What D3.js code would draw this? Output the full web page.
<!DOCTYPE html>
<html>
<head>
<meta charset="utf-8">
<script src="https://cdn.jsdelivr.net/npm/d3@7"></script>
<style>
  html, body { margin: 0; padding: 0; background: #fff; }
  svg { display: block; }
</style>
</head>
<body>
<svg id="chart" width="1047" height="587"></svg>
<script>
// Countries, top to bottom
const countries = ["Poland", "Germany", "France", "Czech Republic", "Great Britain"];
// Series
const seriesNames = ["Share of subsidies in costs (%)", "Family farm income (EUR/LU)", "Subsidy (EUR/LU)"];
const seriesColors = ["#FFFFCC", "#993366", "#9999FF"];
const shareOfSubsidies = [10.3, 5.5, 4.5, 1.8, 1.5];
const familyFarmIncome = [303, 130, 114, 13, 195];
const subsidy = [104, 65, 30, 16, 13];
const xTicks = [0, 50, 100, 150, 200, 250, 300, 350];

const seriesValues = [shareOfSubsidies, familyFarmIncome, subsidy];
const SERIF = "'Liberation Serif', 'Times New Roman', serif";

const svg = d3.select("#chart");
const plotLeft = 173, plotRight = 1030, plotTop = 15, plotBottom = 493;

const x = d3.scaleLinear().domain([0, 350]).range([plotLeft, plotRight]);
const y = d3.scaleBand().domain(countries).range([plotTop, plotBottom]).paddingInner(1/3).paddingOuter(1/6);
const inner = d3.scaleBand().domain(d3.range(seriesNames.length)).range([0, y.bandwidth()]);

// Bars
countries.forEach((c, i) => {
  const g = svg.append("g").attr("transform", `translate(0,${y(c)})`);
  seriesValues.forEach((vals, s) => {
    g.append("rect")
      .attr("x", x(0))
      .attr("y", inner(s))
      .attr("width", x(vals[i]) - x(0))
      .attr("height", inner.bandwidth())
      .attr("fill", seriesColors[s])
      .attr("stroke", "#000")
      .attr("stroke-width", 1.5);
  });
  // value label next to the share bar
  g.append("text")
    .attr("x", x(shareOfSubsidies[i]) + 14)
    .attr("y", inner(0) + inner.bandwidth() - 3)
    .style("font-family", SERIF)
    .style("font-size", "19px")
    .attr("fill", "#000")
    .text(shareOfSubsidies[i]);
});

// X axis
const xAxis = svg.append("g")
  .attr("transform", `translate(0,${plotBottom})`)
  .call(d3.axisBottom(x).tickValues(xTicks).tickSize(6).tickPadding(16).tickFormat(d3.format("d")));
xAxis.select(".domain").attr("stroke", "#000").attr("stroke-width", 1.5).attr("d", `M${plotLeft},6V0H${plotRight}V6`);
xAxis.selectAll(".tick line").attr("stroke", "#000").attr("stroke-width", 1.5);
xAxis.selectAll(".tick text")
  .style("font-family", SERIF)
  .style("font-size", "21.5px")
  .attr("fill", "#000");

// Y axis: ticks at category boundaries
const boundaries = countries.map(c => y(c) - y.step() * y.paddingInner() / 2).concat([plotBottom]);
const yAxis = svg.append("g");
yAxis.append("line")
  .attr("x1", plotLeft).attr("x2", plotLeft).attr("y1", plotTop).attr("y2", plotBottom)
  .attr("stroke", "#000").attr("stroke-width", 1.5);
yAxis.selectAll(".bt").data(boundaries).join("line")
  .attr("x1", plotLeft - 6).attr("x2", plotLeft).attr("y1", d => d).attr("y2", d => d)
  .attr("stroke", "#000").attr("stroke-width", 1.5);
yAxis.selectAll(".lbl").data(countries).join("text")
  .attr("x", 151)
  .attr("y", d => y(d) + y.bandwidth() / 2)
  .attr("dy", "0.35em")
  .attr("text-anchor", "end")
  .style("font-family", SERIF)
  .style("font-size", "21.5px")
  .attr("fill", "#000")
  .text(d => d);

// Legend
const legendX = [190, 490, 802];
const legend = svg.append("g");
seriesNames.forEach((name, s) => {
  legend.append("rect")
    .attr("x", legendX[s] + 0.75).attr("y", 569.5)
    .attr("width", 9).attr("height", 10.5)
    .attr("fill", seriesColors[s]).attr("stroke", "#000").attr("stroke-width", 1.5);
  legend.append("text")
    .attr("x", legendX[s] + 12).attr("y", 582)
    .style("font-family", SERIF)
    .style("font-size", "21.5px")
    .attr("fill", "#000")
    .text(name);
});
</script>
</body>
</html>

━━━━━━━━

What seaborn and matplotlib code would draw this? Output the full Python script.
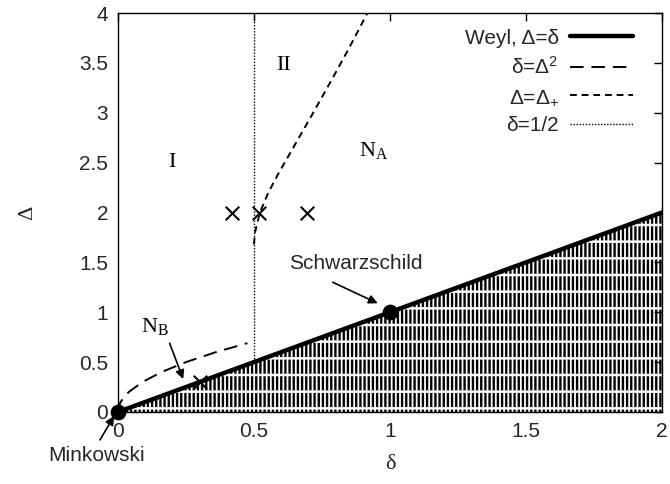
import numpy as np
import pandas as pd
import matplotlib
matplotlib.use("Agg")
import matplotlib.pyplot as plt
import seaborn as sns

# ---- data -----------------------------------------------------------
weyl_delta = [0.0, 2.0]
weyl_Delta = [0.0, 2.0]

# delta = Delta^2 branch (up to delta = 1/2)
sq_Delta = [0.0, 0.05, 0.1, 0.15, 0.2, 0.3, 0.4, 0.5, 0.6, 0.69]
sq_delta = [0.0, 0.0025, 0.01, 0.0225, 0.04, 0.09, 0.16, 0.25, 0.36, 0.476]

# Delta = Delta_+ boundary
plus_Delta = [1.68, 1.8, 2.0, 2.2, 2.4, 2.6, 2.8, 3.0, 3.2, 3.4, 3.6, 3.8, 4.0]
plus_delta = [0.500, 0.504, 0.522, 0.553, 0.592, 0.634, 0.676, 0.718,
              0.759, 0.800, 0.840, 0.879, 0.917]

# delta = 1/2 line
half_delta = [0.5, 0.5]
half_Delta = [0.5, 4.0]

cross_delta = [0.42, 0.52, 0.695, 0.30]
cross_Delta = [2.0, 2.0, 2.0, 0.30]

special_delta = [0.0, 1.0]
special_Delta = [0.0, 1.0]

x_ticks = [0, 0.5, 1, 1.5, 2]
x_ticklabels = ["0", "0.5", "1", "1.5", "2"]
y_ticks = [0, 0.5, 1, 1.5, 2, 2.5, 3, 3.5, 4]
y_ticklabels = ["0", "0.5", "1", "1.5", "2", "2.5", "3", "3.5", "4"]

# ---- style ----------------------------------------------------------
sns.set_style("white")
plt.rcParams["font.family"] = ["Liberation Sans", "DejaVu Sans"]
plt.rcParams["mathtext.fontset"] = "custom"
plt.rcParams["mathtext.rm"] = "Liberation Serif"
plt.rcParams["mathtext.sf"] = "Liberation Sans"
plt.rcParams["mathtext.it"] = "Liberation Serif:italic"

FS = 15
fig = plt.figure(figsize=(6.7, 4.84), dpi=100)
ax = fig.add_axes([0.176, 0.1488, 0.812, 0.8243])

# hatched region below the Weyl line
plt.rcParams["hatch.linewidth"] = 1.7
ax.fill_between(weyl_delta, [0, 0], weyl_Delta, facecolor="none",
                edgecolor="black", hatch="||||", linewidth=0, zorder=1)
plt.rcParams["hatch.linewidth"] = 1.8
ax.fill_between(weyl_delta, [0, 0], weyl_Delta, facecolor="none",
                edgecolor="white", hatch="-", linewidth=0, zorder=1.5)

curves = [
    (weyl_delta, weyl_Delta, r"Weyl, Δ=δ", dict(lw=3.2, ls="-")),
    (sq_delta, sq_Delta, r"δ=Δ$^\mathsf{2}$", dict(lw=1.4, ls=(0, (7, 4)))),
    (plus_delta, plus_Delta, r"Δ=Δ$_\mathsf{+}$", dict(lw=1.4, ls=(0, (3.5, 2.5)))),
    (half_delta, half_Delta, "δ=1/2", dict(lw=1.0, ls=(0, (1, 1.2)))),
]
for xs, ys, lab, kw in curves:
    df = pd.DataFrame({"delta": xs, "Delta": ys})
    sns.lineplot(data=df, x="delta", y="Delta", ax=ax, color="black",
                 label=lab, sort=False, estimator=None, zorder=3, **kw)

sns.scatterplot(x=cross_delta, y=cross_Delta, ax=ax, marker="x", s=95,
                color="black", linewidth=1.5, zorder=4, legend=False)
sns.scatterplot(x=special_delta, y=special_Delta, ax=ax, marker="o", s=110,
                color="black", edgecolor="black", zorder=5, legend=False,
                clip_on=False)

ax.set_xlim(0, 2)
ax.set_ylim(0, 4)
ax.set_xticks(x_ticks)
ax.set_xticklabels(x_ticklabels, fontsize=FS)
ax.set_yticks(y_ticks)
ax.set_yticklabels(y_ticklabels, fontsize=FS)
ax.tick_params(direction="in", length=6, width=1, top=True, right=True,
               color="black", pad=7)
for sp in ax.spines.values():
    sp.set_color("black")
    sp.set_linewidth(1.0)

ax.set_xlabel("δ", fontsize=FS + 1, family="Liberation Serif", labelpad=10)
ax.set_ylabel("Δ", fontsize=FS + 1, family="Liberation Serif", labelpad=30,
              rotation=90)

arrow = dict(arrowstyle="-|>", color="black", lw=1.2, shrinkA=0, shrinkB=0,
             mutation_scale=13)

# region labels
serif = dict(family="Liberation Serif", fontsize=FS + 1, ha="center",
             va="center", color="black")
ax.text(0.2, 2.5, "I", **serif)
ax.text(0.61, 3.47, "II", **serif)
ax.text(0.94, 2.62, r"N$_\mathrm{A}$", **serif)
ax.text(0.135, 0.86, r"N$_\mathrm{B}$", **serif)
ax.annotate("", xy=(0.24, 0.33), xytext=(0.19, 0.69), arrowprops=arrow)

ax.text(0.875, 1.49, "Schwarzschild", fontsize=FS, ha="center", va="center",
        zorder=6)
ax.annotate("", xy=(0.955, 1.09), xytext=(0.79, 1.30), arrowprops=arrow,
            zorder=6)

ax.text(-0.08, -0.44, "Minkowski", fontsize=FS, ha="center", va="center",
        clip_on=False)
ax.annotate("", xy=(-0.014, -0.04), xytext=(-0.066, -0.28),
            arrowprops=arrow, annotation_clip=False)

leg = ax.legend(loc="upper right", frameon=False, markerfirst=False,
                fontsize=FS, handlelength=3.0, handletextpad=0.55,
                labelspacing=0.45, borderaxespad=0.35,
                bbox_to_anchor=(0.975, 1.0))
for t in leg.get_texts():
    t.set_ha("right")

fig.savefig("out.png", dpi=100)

━━━━━━━━

TASK STATEMENT
Identify every line above with the string "script" in it. Copy those lines.

ANSWER TO THIS TASK
<script src="https://cdn.jsdelivr.net/npm/d3@7"></script>
<script>
</script>
What seaborn and matplotlib code would draw this? Output the full Python script.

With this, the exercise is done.